EXTRACTED MATERIAL -
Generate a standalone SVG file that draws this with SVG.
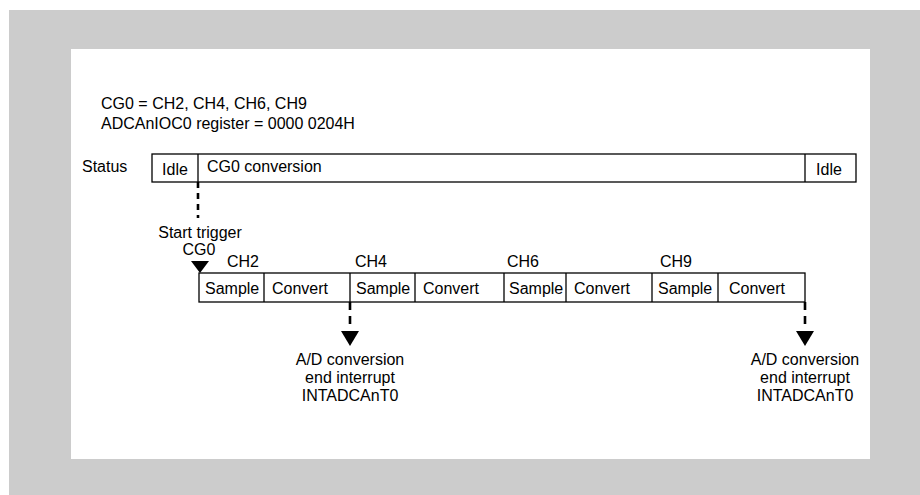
<svg xmlns="http://www.w3.org/2000/svg" width="920" height="495" viewBox="0 0 920 495">
  <style>
    text { font-family: "Liberation Sans", Arial, sans-serif; font-size: 16px; fill: #000; }
    .mid { text-anchor: middle; }
    .box { fill: #fff; stroke: #000; stroke-width: 1.3; }
    .div { stroke: #000; stroke-width: 1.3; }
    .dash { stroke: #000; stroke-width: 2.6; stroke-dasharray: 8 6; fill: none; }
    .tri { fill: #000; }
  </style>

  <!-- frame -->
  <rect x="9" y="10" width="911" height="485" fill="#cccccc"/>
  <rect x="71" y="49" width="799" height="410" fill="#ffffff"/>

  <!-- header notes -->
  <g id="notes">
    <text x="101" y="109">CG0 = CH2, CH4, CH6, CH9</text>
    <text x="101" y="129">ADCAnIOC0 register = 0000 0204H</text>
  </g>

  <!-- status row -->
  <g id="status">
    <text x="82" y="172">Status</text>
    <rect class="box" x="152" y="154" width="704" height="28"/>
    <line class="div" x1="198" y1="154" x2="198" y2="182"/>
    <line class="div" x1="805" y1="154" x2="805" y2="182"/>
    <text x="175" y="175" class="mid">Idle</text>
    <text x="207" y="172">CG0 conversion</text>
    <text x="829" y="175" class="mid">Idle</text>
  </g>

  <!-- channel sequence -->
  <g id="sequence">
    <rect class="box" x="199" y="273" width="606" height="29"/>
    <line class="div" x1="264" y1="273" x2="264" y2="302"/>
    <line class="div" x1="350" y1="273" x2="350" y2="302"/>
    <line class="div" x1="415" y1="273" x2="415" y2="302"/>
    <line class="div" x1="504" y1="273" x2="504" y2="302"/>
    <line class="div" x1="566" y1="273" x2="566" y2="302"/>
    <line class="div" x1="652" y1="273" x2="652" y2="302"/>
    <line class="div" x1="718" y1="273" x2="718" y2="302"/>
    <text x="205" y="294">Sample</text>
    <text x="272" y="294">Convert</text>
    <text x="356" y="294">Sample</text>
    <text x="423" y="294">Convert</text>
    <text x="509" y="294">Sample</text>
    <text x="574" y="294">Convert</text>
    <text x="658" y="294">Sample</text>
    <text x="729" y="294">Convert</text>
    <text x="227" y="267">CH2</text>
    <text x="355" y="267">CH4</text>
    <text x="507" y="267">CH6</text>
    <text x="660" y="267">CH9</text>
  </g>

  <!-- trigger and interrupt markers -->
  <g id="connectors">
    <line class="dash" x1="198" y1="182" x2="198" y2="218" style="stroke-dasharray: 6 5"/>
    <polygon class="tri" points="191,261 209,261 200,273"/>
    <line class="dash" x1="350" y1="302" x2="350" y2="326"/>
    <polygon class="tri" points="341,331 359,331 350,346"/>
    <line class="dash" x1="805" y1="302" x2="805" y2="326"/>
    <polygon class="tri" points="796,331 814,331 805,346"/>
  </g>

  <g id="trigger">
    <text x="200" y="238" class="mid">Start trigger</text>
    <text x="199" y="255" class="mid">CG0</text>
  </g>

  <g id="int1">
    <text x="350" y="365" class="mid">A/D conversion</text>
    <text x="350" y="383" class="mid">end interrupt</text>
    <text x="350" y="401" class="mid">INTADCAnT0</text>
  </g>

  <g id="int2">
    <text x="805" y="365" class="mid">A/D conversion</text>
    <text x="805" y="383" class="mid">end interrupt</text>
    <text x="805" y="401" class="mid">INTADCAnT0</text>
  </g>
</svg>
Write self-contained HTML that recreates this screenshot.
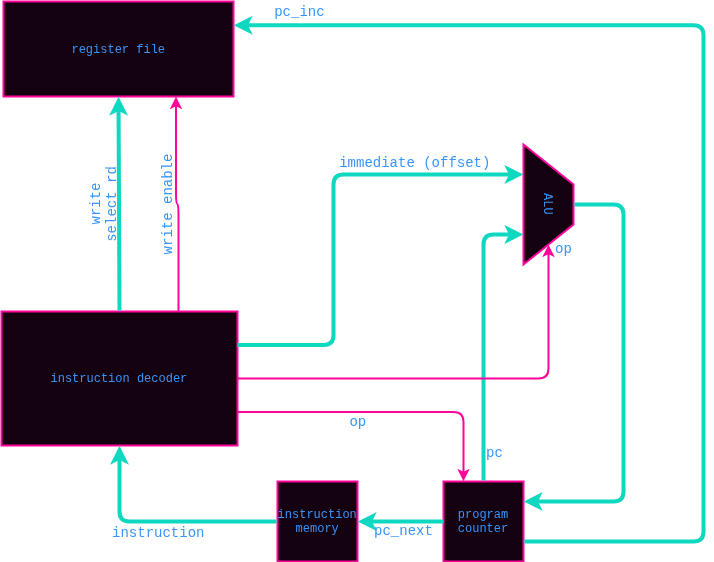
<!DOCTYPE html>
<html><head><meta charset="utf-8"><title>diagram</title>
<style>
html,body{margin:0;padding:0;background:#ffffff;}
body{width:714px;height:562px;overflow:hidden;}
svg{display:block;will-change:transform;}
text{font-family:"Liberation Mono",monospace;fill:#3895fa;}
</style></head><body>
<svg width="714" height="562" viewBox="0 0 714 562">
<rect x="3.5" y="1.5" width="230" height="95" fill="#140211" stroke="#ff059a" stroke-width="2"/>
<rect x="1.5" y="311.5" width="236" height="134" fill="#140211" stroke="#ff059a" stroke-width="2"/>
<rect x="277.5" y="481.5" width="80" height="80" fill="#140211" stroke="#ff059a" stroke-width="2"/>
<rect x="443.5" y="481.5" width="80" height="80" fill="#140211" stroke="#ff059a" stroke-width="2"/>
<path d="M523.5 144.5 L573.5 184.5 L573.5 224.5 L523.5 264.5 Z" fill="#140211" stroke="#ff059a" stroke-width="2" stroke-miterlimit="10"/>
<path d="M119.50 310.50 L118.56 108.72" fill="none" stroke="#0ed8c0" stroke-width="4" stroke-miterlimit="10"/>
<path d="M118.52 101.22 L123.57 111.20 L118.56 108.72 L113.57 111.25 Z" fill="#0ed8c0" stroke="#0ed8c0" stroke-width="4" stroke-miterlimit="10"/>
<path d="M237.50 345.00 L323.50 345.00 Q333.50 345.00 333.50 335.00 L333.50 184.50 Q333.50 174.50 343.50 174.50 L511.28 174.50" fill="none" stroke="#0ed8c0" stroke-width="4" stroke-miterlimit="10"/>
<path d="M518.78 174.50 L508.78 179.50 L511.28 174.50 L508.78 169.50 Z" fill="#0ed8c0" stroke="#0ed8c0" stroke-width="4" stroke-miterlimit="10"/>
<path d="M483.50 480.50 L483.50 244.50 Q483.50 234.50 493.50 234.50 L511.28 234.50" fill="none" stroke="#0ed8c0" stroke-width="4" stroke-miterlimit="10"/>
<path d="M518.78 234.50 L508.78 239.50 L511.28 234.50 L508.78 229.50 Z" fill="#0ed8c0" stroke="#0ed8c0" stroke-width="4" stroke-miterlimit="10"/>
<path d="M574.50 204.50 L613.50 204.50 Q623.50 204.50 623.50 214.50 L623.50 491.50 Q623.50 501.50 613.50 501.50 L535.72 501.50" fill="none" stroke="#0ed8c0" stroke-width="4" stroke-miterlimit="10"/>
<path d="M528.22 501.50 L538.22 496.50 L535.72 501.50 L538.22 506.50 Z" fill="#0ed8c0" stroke="#0ed8c0" stroke-width="4" stroke-miterlimit="10"/>
<path d="M524.50 541.50 L693.50 541.50 Q703.50 541.50 703.50 531.50 L703.50 35.25 Q703.50 25.25 693.50 25.25 L245.72 25.25" fill="none" stroke="#0ed8c0" stroke-width="4" stroke-miterlimit="10"/>
<path d="M238.22 25.25 L248.22 20.25 L245.72 25.25 L248.22 30.25 Z" fill="#0ed8c0" stroke="#0ed8c0" stroke-width="4" stroke-miterlimit="10"/>
<path d="M443.50 521.50 L369.72 521.50" fill="none" stroke="#0ed8c0" stroke-width="4" stroke-miterlimit="10"/>
<path d="M362.22 521.50 L372.22 516.50 L369.72 521.50 L372.22 526.50 Z" fill="#0ed8c0" stroke="#0ed8c0" stroke-width="4" stroke-miterlimit="10"/>
<path d="M276.50 521.50 L129.50 521.50 Q119.50 521.50 119.50 511.50 L119.50 457.72" fill="none" stroke="#0ed8c0" stroke-width="4" stroke-miterlimit="10"/>
<path d="M119.50 450.22 L124.50 460.22 L119.50 457.72 L114.50 460.22 Z" fill="#0ed8c0" stroke="#0ed8c0" stroke-width="4" stroke-miterlimit="10"/>
<path d="M178.50 311.50 L178.50 214.00 Q178.50 204.00 177.25 204.00 L177.25 204.00 Q176.00 204.00 176.00 194.00 L176.00 104.99" fill="none" stroke="#ff059a" stroke-width="2" stroke-miterlimit="10"/>
<path d="M176.00 98.99 L180.00 106.99 L176.00 104.99 L172.00 106.99 Z" fill="#ff059a" stroke="#ff059a" stroke-width="2" stroke-miterlimit="10"/>
<path d="M237.50 378.50 L538.50 378.50 Q548.50 378.50 548.50 368.50 L548.50 252.99" fill="none" stroke="#ff059a" stroke-width="2" stroke-miterlimit="10"/>
<path d="M548.50 246.99 L552.50 254.99 L548.50 252.99 L544.50 254.99 Z" fill="#ff059a" stroke="#ff059a" stroke-width="2" stroke-miterlimit="10"/>
<path d="M237.50 412.00 L453.50 412.00 Q463.50 412.00 463.50 422.00 L463.50 473.01" fill="none" stroke="#ff059a" stroke-width="2" stroke-miterlimit="10"/>
<path d="M463.50 479.01 L459.50 471.01 L463.50 473.01 L467.50 471.01 Z" fill="#ff059a" stroke="#ff059a" stroke-width="2" stroke-miterlimit="10"/>
<text x="118.25" y="53" font-size="12" text-anchor="middle">register file</text>
<text x="118.9" y="382" font-size="12" text-anchor="middle">instruction decoder</text>
<text x="317.2" y="518" font-size="12" text-anchor="middle">instruction</text>
<text x="317.2" y="532" font-size="12" text-anchor="middle">memory</text>
<text x="483" y="518" font-size="12" text-anchor="middle">program</text>
<text x="483" y="532" font-size="12" text-anchor="middle">counter</text>
<text transform="translate(547.5 203.8) rotate(90)" x="0" y="3.192" font-size="12" text-anchor="middle">ALU</text>
<text x="299.4" y="16" font-size="14" text-anchor="middle">pc_inc</text>
<text x="414.8" y="167" font-size="14" text-anchor="middle">immediate (offset)</text>
<text x="563.5" y="253" font-size="14" text-anchor="middle">op</text>
<text x="357.85" y="426" font-size="14" text-anchor="middle">op</text>
<text x="494.5" y="457" font-size="14" text-anchor="middle">pc</text>
<text x="403.45" y="535" font-size="14" text-anchor="middle">pc_next</text>
<text x="158.25" y="537" font-size="14" text-anchor="middle">instruction</text>
<text transform="translate(96 203.5) rotate(-90)" x="0" y="3.724" font-size="14" text-anchor="middle">write</text>
<text transform="translate(112 204) rotate(-90)" x="0" y="3.724" font-size="14" text-anchor="middle">select rd</text>
<text transform="translate(168 204) rotate(-90)" x="0" y="3.724" font-size="14" text-anchor="middle">write enable</text>
</svg>
</body></html>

PROMPT - Collect, from the material above, every line containing the word "that".

REPLY TO THE TASK -
Generate a standalone SVG file that draws this with SVG.
Write self-contained HTML that recreates this screenshot.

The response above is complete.